Exercise data:

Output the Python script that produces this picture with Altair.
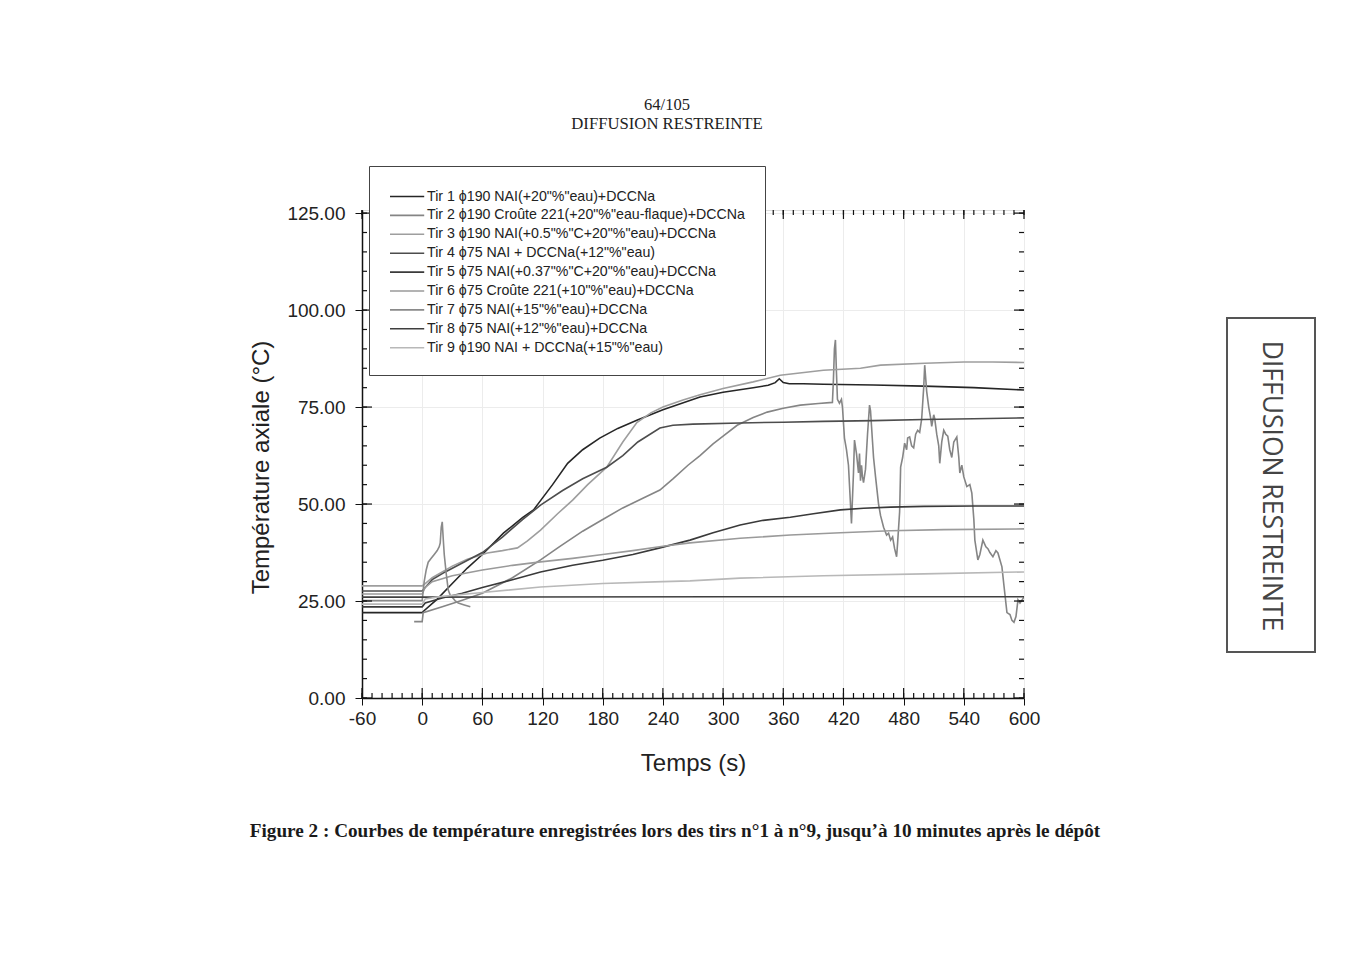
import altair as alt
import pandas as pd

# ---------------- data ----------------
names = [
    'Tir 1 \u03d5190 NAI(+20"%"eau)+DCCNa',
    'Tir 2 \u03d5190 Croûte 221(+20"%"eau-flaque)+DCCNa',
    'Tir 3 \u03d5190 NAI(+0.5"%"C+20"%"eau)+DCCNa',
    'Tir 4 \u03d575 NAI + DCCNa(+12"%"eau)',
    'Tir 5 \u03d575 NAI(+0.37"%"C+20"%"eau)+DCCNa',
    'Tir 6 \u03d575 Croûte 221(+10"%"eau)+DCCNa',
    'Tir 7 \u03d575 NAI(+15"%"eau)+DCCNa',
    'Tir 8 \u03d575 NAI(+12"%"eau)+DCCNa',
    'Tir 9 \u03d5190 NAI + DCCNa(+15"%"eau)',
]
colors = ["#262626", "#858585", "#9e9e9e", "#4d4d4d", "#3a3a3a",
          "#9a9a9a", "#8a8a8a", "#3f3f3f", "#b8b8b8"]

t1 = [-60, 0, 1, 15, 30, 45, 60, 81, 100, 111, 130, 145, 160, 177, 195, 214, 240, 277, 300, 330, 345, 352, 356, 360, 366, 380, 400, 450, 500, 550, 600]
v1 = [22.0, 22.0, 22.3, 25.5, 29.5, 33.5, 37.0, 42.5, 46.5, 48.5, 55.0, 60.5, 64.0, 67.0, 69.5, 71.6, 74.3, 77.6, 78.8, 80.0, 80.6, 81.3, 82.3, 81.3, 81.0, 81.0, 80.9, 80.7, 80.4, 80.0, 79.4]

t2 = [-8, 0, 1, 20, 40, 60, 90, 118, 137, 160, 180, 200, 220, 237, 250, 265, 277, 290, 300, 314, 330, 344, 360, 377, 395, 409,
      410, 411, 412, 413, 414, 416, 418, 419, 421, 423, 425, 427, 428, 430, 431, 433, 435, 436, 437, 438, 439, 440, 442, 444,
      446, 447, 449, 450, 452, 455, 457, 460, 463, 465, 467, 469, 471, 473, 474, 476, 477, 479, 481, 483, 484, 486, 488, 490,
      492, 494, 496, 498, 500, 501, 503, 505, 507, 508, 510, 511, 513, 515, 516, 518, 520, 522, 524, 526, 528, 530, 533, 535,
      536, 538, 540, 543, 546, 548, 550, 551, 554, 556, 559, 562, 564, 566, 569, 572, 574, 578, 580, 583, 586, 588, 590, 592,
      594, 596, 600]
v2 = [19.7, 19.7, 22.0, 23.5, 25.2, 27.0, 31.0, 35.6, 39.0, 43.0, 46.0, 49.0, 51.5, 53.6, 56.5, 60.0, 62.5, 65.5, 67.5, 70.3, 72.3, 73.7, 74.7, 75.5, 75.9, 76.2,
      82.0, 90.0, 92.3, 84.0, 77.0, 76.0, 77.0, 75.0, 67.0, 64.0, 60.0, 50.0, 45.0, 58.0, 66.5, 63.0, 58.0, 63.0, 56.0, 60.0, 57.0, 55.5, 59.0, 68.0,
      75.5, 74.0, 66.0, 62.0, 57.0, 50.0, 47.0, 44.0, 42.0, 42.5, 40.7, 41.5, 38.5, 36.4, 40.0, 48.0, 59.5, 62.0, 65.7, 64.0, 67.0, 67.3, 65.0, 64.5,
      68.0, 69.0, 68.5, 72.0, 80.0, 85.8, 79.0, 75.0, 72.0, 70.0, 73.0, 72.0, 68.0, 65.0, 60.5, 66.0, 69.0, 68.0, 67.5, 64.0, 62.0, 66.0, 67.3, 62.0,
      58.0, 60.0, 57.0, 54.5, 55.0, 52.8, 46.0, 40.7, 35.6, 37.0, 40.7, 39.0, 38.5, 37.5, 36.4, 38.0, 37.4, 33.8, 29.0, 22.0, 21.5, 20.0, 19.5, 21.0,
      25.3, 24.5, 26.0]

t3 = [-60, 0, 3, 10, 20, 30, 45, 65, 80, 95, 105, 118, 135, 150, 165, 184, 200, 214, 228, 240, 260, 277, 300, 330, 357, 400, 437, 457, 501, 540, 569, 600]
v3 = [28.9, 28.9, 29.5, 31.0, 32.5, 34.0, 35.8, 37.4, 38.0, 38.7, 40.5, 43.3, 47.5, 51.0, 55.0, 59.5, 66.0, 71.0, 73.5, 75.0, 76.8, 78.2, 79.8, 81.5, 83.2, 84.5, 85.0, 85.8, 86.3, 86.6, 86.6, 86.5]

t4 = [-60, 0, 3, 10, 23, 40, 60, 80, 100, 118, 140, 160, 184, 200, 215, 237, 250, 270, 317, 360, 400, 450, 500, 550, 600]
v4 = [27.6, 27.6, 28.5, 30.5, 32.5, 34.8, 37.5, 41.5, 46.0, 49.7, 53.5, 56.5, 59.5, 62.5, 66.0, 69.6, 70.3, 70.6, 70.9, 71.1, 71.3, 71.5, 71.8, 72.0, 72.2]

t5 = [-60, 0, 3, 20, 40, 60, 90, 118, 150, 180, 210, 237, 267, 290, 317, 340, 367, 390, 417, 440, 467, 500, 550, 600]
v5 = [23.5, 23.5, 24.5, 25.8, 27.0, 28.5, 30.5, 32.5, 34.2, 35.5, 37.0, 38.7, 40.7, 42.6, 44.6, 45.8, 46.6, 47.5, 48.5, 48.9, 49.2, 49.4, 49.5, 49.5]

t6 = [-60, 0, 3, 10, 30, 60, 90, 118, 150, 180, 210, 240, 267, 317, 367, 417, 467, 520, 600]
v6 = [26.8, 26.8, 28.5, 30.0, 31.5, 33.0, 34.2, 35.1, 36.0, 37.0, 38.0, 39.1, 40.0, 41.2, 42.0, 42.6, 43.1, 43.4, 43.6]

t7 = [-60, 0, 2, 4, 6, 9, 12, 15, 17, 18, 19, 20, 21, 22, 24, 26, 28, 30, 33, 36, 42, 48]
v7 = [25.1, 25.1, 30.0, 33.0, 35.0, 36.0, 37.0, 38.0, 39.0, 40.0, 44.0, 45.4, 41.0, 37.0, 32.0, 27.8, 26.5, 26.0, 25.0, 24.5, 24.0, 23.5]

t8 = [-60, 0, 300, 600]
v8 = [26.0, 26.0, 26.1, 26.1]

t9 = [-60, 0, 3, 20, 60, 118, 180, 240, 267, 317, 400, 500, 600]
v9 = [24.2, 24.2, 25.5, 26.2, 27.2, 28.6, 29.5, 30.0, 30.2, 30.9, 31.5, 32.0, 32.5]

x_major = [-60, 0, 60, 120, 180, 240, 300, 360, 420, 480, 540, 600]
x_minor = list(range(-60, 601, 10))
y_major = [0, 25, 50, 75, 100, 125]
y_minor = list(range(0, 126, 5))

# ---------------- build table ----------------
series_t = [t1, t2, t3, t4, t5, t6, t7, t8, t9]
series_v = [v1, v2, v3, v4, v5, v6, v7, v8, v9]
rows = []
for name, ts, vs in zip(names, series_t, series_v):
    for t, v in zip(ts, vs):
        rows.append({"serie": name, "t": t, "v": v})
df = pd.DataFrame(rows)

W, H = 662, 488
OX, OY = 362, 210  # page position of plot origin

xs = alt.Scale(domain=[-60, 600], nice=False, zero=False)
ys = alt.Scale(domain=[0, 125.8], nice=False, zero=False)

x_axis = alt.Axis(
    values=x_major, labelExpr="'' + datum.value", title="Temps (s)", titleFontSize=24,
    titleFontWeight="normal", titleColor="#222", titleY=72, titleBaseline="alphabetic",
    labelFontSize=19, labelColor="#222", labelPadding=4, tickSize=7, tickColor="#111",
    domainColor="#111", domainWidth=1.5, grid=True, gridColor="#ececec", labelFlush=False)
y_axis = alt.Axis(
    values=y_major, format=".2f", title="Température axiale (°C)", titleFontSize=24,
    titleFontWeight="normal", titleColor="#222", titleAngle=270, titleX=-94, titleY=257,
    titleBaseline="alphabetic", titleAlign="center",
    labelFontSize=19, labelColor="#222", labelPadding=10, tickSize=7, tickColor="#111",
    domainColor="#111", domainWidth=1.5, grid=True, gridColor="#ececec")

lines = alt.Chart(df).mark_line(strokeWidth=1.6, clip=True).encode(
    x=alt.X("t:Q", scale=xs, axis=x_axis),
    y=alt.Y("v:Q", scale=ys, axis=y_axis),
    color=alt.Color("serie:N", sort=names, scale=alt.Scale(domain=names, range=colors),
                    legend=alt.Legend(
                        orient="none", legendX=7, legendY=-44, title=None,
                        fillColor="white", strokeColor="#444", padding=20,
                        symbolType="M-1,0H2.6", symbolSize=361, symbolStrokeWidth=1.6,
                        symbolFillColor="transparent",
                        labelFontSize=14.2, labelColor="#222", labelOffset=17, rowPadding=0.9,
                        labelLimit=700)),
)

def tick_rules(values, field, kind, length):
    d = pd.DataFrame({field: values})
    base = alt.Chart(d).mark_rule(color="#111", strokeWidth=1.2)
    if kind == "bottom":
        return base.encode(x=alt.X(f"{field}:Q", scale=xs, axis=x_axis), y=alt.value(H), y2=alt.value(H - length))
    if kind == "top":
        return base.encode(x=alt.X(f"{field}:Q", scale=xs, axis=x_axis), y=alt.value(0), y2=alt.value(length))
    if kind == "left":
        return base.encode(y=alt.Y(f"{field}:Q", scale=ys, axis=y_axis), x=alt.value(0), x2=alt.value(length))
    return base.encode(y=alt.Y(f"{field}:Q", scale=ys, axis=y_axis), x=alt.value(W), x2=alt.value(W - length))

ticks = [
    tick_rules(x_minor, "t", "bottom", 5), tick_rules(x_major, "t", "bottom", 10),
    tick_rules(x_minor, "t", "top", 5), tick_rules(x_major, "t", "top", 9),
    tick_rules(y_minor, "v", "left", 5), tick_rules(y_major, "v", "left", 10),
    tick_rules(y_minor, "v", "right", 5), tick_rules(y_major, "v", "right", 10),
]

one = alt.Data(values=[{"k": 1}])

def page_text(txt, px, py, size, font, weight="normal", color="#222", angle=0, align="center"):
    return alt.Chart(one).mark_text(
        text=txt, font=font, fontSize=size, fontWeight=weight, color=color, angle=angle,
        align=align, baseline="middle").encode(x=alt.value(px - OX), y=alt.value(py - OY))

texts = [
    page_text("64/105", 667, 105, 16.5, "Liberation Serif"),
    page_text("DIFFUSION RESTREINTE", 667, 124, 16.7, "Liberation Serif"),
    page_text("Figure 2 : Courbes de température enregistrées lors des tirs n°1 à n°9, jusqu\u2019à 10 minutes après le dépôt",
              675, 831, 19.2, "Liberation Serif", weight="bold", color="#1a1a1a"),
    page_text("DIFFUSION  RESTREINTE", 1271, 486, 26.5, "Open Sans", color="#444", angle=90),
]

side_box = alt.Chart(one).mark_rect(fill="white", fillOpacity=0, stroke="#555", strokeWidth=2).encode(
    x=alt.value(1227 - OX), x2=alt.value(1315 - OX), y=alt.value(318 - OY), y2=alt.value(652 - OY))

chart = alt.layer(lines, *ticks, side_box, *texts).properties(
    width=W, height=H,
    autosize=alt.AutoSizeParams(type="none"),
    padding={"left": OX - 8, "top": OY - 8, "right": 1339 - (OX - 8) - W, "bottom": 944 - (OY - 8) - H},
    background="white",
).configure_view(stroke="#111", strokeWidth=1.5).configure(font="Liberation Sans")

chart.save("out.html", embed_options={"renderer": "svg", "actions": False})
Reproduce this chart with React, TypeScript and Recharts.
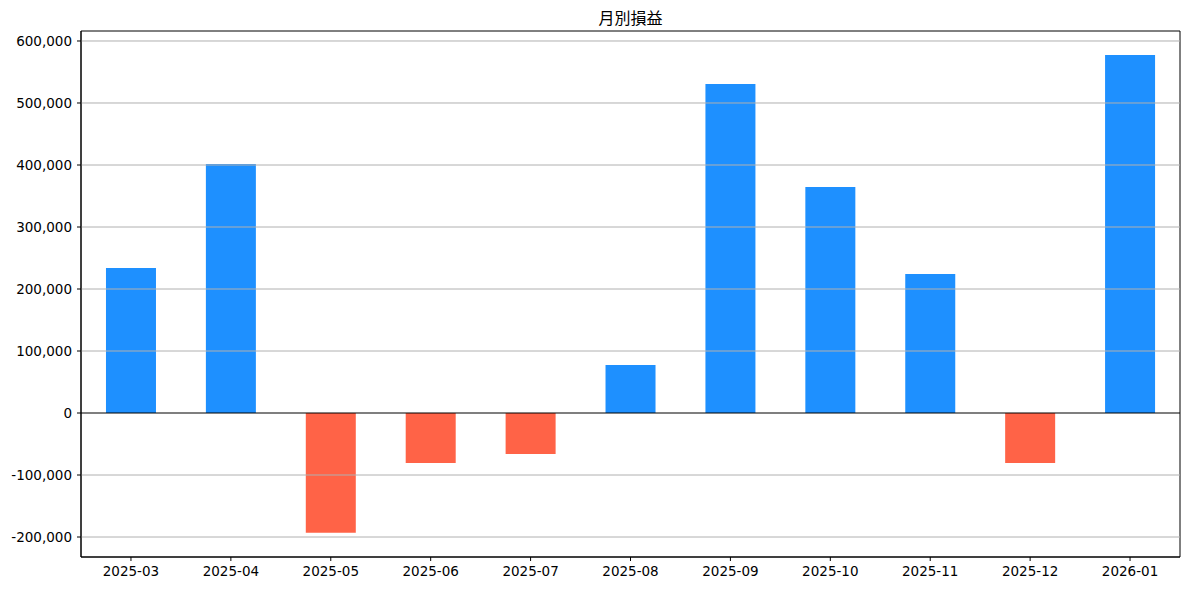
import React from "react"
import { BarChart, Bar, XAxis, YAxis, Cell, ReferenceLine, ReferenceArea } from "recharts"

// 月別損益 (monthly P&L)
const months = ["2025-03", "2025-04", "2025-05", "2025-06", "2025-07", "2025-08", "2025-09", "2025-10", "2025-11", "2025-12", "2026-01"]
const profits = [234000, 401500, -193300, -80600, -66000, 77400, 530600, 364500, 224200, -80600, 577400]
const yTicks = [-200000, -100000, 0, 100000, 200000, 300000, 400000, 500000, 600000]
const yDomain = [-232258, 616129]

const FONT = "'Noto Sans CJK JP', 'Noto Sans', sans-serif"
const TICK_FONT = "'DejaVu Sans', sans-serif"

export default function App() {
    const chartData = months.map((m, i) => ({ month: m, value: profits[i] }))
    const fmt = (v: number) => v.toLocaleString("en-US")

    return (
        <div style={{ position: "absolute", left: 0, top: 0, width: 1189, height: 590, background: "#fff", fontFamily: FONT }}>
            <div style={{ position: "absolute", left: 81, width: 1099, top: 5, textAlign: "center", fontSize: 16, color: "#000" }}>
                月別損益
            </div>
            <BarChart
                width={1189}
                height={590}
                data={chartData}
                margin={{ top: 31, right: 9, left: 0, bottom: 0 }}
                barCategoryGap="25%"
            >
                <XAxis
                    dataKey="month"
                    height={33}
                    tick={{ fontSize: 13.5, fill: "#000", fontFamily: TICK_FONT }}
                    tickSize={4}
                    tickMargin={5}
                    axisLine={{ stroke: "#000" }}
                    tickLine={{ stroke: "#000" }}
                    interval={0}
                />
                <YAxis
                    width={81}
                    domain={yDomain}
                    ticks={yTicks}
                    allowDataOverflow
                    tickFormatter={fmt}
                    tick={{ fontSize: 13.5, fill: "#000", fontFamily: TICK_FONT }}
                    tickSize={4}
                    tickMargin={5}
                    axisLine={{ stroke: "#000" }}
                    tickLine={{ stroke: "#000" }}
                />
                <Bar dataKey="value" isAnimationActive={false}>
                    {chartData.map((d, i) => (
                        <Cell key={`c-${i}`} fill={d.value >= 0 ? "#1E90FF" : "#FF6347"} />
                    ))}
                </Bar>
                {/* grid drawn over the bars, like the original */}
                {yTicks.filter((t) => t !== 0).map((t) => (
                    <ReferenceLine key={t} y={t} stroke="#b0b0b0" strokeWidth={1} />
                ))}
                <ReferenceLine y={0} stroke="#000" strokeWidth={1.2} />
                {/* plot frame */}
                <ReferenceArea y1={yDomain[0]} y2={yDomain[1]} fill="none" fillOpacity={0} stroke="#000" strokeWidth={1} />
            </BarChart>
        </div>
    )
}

Exercise aim: Reproduce exactly the run of lines beginning with the one that contains "Reproduce this chart" and ending with the one that contains "const fmt = (v: number)". Do not include pictures.

Written solution:
Reproduce this chart with React, TypeScript and Recharts.
import React from "react"
import { BarChart, Bar, XAxis, YAxis, Cell, ReferenceLine, ReferenceArea } from "recharts"

// 月別損益 (monthly P&L)
const months = ["2025-03", "2025-04", "2025-05", "2025-06", "2025-07", "2025-08", "2025-09", "2025-10", "2025-11", "2025-12", "2026-01"]
const profits = [234000, 401500, -193300, -80600, -66000, 77400, 530600, 364500, 224200, -80600, 577400]
const yTicks = [-200000, -100000, 0, 100000, 200000, 300000, 400000, 500000, 600000]
const yDomain = [-232258, 616129]

const FONT = "'Noto Sans CJK JP', 'Noto Sans', sans-serif"
const TICK_FONT = "'DejaVu Sans', sans-serif"

export default function App() {
    const chartData = months.map((m, i) => ({ month: m, value: profits[i] }))
    const fmt = (v: number) => v.toLocaleString("en-US")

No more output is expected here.